Em uma das cenas que vale a pena ressaltar, observamos por metáforas a irônica falta de experiência que coexiste com sua firmeza quase inquebrável que parece desaparecer neste momento.
(Imagem: Captura de tela/Lucas Cavalcanti)
Numa visão particular, no momento em que a breve “paixão” de Dora foge, deixando ela e Josué jogados a esmo, a fotografia nos permite observar um deslumbre dos sentimentos que a mesma escondera por toda a sua vida. A janela em frente ao seu rosto representa uma espécie de “barreira emocional”, a mesma que a acompanhou durante toda sua existência. Por trás disso, entre lágrimas, a mulher se encontra reclusa em seu individualismo tão sofrido. A sensação repetitiva de outra experiência que dera errado, fato deixado bem claro por ela através de suas histórias passadas.
Retratados de maneira árida e crua, todos cenários buscam trabalhar com simplicidade, sendo completamente fiel à realidade do povo sertanejo. Em uma das melhores cenas do cinema nacional, quando a mulher e a criança se encontram na tão esperada cidade de Bom Jesus do Norte, sem dinheiro ou esperanças, a ideia de exercer o seu trabalho novamente ressurge. Com o auxílio de pequena mesa, dois bancos, caneta e papel, Dora inicia aquela que seria uma das cenas mais reais e emocionantes quando volta a escrever cartas como uma fonte de renda, entretanto, em um nova locação, como uma nova espécie de Central do Brasil, porém com mais dores armazenadas.
(Imagem: Captura de tela/Lucas Cavalcanti)

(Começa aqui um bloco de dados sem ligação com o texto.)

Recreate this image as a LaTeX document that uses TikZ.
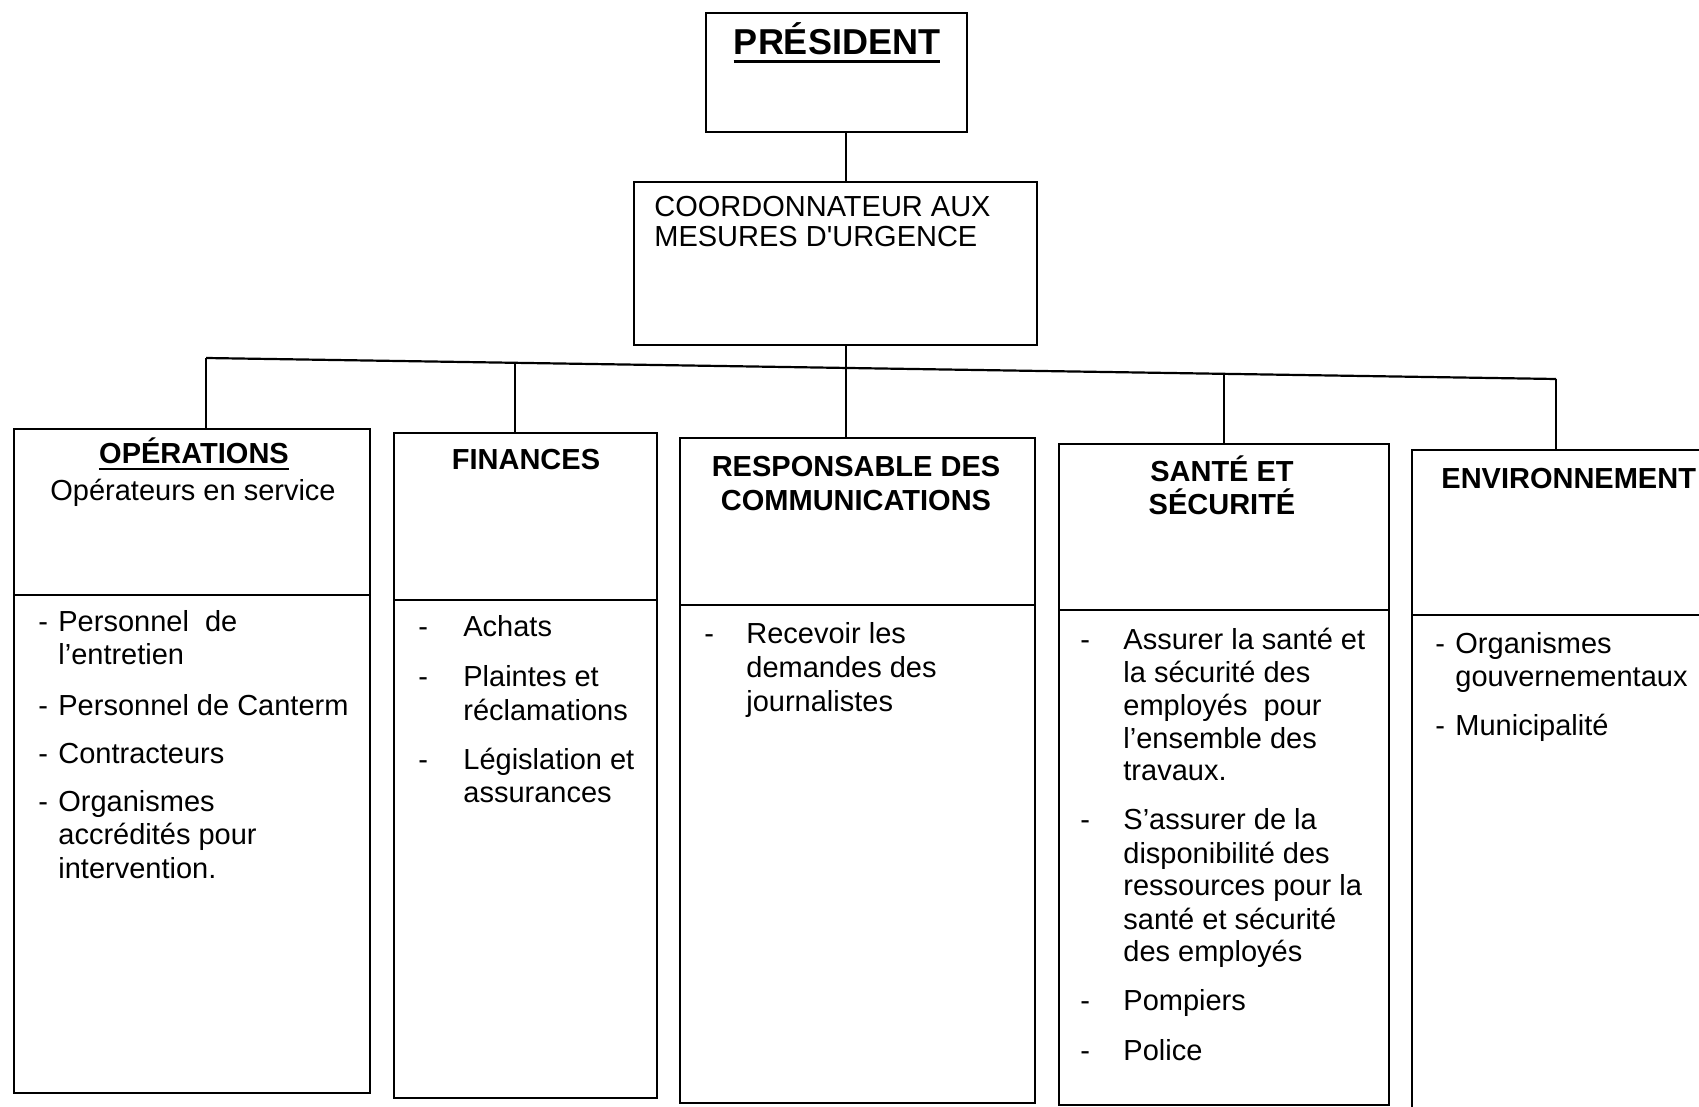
\documentclass[tikz,border=0pt]{standalone}
\usepackage{fontspec}
\setmainfont{Liberation Sans}[Ligatures=TeXOff]
\begin{document}
\begin{tikzpicture}[x=0.5pt,y=-0.5pt]
\tikzset{
 box/.style={draw, line width=1.2pt, anchor=north west, inner sep=0pt, outer sep=0pt},
 conn/.style={line width=1.1pt},
 txt/.style={inner sep=0pt, anchor=base west, font=\fontsize{14.5}{16.8}\selectfont},
 hdr/.style={inner sep=0pt, anchor=base, font=\bfseries\fontsize{14.5}{16.8}\selectfont},
 uline/.style={line width=1.2pt},
}
\useasboundingbox (0,0) rectangle (1699,1107);
\fill[white] (0,0) rectangle (1699,1107);
\clip (0,0) rectangle (1699,1107);

% boxes
\node[box, minimum width=130.5pt, minimum height=59.5pt] (pres) at (706,13) {};
\node[box, minimum width=201.5pt, minimum height=81.5pt] (coord) at (634,182) {};
\node[box, minimum width=178pt, minimum height=332pt] (ops) at (14,429) {};
\node[box, minimum width=131.5pt, minimum height=332.5pt] (fin) at (394,433) {};
\node[box, minimum width=177.5pt, minimum height=332.5pt] (com) at (680,438) {};
\node[box, minimum width=165pt, minimum height=330.5pt] (san) at (1059,444) {};
\node[box, minimum width=154pt, minimum height=345pt] (env) at (1412,450) {};

% dividers
\coordinate (dv1) at (0,595);
\coordinate (dv2) at (0,600);
\coordinate (dv3) at (0,605);
\coordinate (dv4) at (0,610);
\coordinate (dv5) at (0,615);
\draw[conn] (ops.west |- dv1) -- (ops.east |- dv1);
\draw[conn] (fin.west |- dv2) -- (fin.east |- dv2);
\draw[conn] (com.west |- dv3) -- (com.east |- dv3);
\draw[conn] (san.west |- dv4) -- (san.east |- dv4);
\draw[conn] (env.west |- dv5) -- (env.east |- dv5);

% connectors
\coordinate (j1) at (206,358);
\coordinate (j2) at (515,363);
\coordinate (j3) at (846,368);
\coordinate (j4) at (1224,374);
\coordinate (j5) at (1556,379);
\draw[conn] (pres.south -| j3) -- (coord.north -| j3);
\draw[conn] (coord.south -| j3) -- (j3 |- com.north);
\draw[conn] (j1) -- (j5);
\draw[conn] (j1) -- (j1 |- ops.north);
\draw[conn] (j2) -- (j2 |- fin.north);
\draw[conn] (j4) -- (j4 |- san.north);
\draw[conn] (j5) -- (j5 |- env.north);

% president
\node[hdr, font=\bfseries\fontsize{18}{20}\selectfont] (ptxt) at (837,55) {PRÉSIDENT};
\draw[line width=1.5pt] ([yshift=-3.5pt]ptxt.base west) -- ([yshift=-3.5pt]ptxt.base east);

% coordinator
\node[txt] (c1) at (654,217) {COORDONNATEUR AUX};
\node[txt] (c2) at (654,247) {MESURES D'URGENCE};

% operations
\node[hdr] (oh) at (194,464) {OPÉRATIONS};
\draw[uline] ([yshift=-2.6pt]oh.base west) -- ([yshift=-2.6pt]oh.base east);
\node[txt, anchor=base] (os) at (193,501) {Opérateurs en service};
\node[txt] (od1) at (38,631) {-};
\node[txt] (o1) at (58,631) {Personnel\ \ de};
\node[txt] (o2) at (58,664) {l’entretien};
\node[txt] (od2) at (38,715) {-};
\node[txt] (o3) at (58,715) {Personnel de Canterm};
\node[txt] (od3) at (38,763) {-};
\node[txt] (o4) at (58,763) {Contracteurs};
\node[txt] (od4) at (38,811) {-};
\node[txt] (o5) at (58,811) {Organismes};
\node[txt] (o6) at (58,844) {accrédités pour};
\node[txt] (o7) at (58,878) {intervention.};

% finances
\node[hdr] (fh) at (526,469) {FINANCES};
\node[txt] (fd1) at (418,636) {-};
\node[txt] (f1) at (463,636) {Achats};
\node[txt] (fd2) at (418,686) {-};
\node[txt] (f2) at (463,686) {Plaintes et};
\node[txt] (f3) at (463,720) {réclamations};
\node[txt] (fd3) at (418,769) {-};
\node[txt] (f4) at (463,769) {Législation et};
\node[txt] (f5) at (463,802) {assurances};

% communications
\node[hdr] (ch1) at (856,476) {RESPONSABLE DES};
\node[hdr] (ch2) at (856,510) {COMMUNICATIONS};
\node[txt] (cd1) at (704,643) {-};
\node[txt] (m1) at (746,643) {Recevoir les};
\node[txt] (m2) at (746,677) {demandes des};
\node[txt] (m3) at (746,711) {journalistes};

% sante
\node[hdr] (sh1) at (1222,481) {SANTÉ ET};
\node[hdr] (sh2) at (1222,515) {SÉCURITÉ};
\node[txt] (sd1) at (1080,649) {-};
\node[txt] (s1) at (1123,649) {Assurer la santé et};
\node[txt] (s2) at (1123,682) {la sécurité des};
\node[txt] (s3) at (1123,715) {employés\ \ pour};
\node[txt] (s4) at (1123,748) {l’ensemble des};
\node[txt] (s5) at (1123,780) {travaux.};
\node[txt] (sd2) at (1080,829) {-};
\node[txt] (s6) at (1123,829) {S’assurer de la};
\node[txt] (s7) at (1123,863) {disponibilité des};
\node[txt] (s8) at (1123,895) {ressources pour la};
\node[txt] (s9) at (1123,929) {santé et sécurité};
\node[txt] (s10) at (1123,961) {des employés};
\node[txt] (sd3) at (1080,1010) {-};
\node[txt] (s11) at (1123,1010) {Pompiers};
\node[txt] (sd4) at (1080,1060) {-};
\node[txt] (s12) at (1123,1060) {Police};

% environnement
\node[hdr, anchor=base west] (eh) at (1441,488) {ENVIRONNEMENT};
\node[txt] (ed1) at (1435,653) {-};
\node[txt] (e1) at (1455,653) {Organismes};
\node[txt] (e2) at (1455,686) {gouvernementaux};
\node[txt] (ed2) at (1435,735) {-};
\node[txt] (e3) at (1455,735) {Municipalité};
\end{tikzpicture}
\end{document}
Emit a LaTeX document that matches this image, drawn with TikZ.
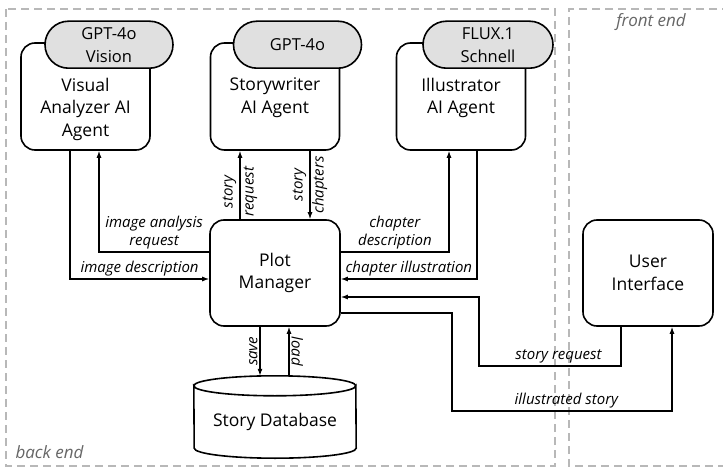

A veracidade nos olhares e nas palavras de cada sertanejo que vem sentar naquele banquinho nos permite perceber quão sofrida é a vida dos que ali existem, e ao mesmo tempo, quão gratos por suas vidas eles são. Através de agradecimentos, mensagens de amor e carinho para familiares, os sorrisos largos ou olhares marejados transpassados para a carta são mais do que apenas letras num papel, se tornam verdadeiras obras baseadas em fatos.
A vastidão exibida através das câmeras permite uma fotografia com planos longos e amarelados que dão ideia de altas temperaturas. O horizonte seco e ao mesmo tempo lindo, fazem os olhos dos que assistem brilharem de paixão. Os artifícios foram perfeitamente usados pela produção, nos transmitindo o sentimento de solidão em algumas vezes ou de felicidade, quando necessário.
(Imagem: Captura de tela/Lucas Cavalcanti)
(Imagem: Captura de tela/Lucas Cavalcanti)
Brasil
Fazendo jus à realidade de nosso país, o longa se mantém verossímil durante toda sua minutagem. A tarefa de segurar as lágrimas acaba sendo quase impossível em vários momentos do filme. Todavia, a sensação de paz e gratidão transmitida pelos protagonistas ao seu epílogo nos causa um bem-estar inexplicável de maneira que resta apenas aceitar que aquilo fora o melhor a ser feito.
(Imagem: Captura de tela/Lucas Cavalcanti)
O que seria Central do Brasil se não um dos filmes mais importantes para a nossa história? Um filme que atravessa gerações e sempre atravessará. Atemporal e necessário, no filme somos expostos ao amor, à gratidão, à simplicidade e à outras várias virtudes presentes na trama, tudo embrulhado em 110 minutos, os minutos mais deslumbrantes que poderíamos ver em uma tela.